Method advantages:(i)factors ordering does not influence total diagram perceptions;(ii)method allows us to analyze both whole data set of objects at once and individual data objects;

Method disadvantages:(i)method has limitation to the number of factors, shown at once;(ii)visualization dynamic data end up in changing whole data representation [18, 19].

4.6. Streamgraph

Streamgraph is a type of a stacked area graph, which is displaced around a central axis, resulting in flowing and organic shape. This method shows the trends for different sets of events, quantity of its occurrences, its relative rates, and so one. So, there can be a set of similar events, shown through the timeline on the image [20].

The method has the twin goals: to show many individual time series, while also conveying their sum. Since the heights of the individual layers add up to the height of the overall graph, it is possible to satisfy both goals at once. At the same time, this involves certain trade-offs. There can be no spaces between the layers, since this would distort their sum. As a consequence of having no spaces between layers, changes in a middle layer will necessarily cause wiggles in all the other surrounding layers, wiggles which have nothing to do with the underlying data of those affected time series [20].

This method works only with one data-dimension, so, it does not support data variety criterion, but still it can be applied to large datasets.

After the new data have arrived into the analytical system, the diagram, made by this method, can be dynamically continued by new values, so it meets data dynamics criterion. But still, there is always one strict limitation, number of factors, and this method can be used only for representation of quantity factors.

Examples: musical trends and cinema genre trends.Method advantages: effective for trends visualization;

Method disadvantages:(i)data representation shows only one data factor;(ii)method depends on data layers (objects) sorting [20, 21].

5. Results

As a result, we have provided Table 1, showing which method can process various data, large volumes data, and handles changes in time data (Table 1).

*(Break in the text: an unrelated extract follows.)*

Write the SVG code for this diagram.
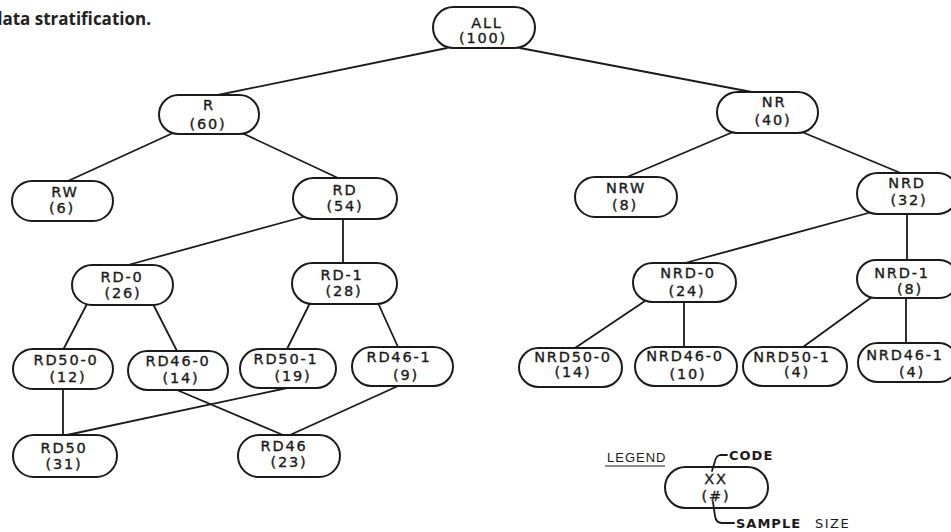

Analyzing Table 1, it can be said that methods based on Treemap method cannot be applied to one of the Big Data classes because it meets only one criterion, while it requires satisfying a minimum of two criteria.

According to Table 2, now we can clearly classify visualization methods by Big Data classes (Table 2).

6. Conclusion

In this paper, we have described main problems of Big Data visualization and approaches of how we can avoid them. Also, we have provided a classification of Big Data visualization methods based on applicability to one of the three Big Data classes.

Future works in this field can be held in the following areas: research of visualization methods applicability for different scales, making decisions and recommendation for visualization method selection for concrete Big Data classes, and formalization of requirements and restrictions for visualization methods applied to one or more Big Data classes.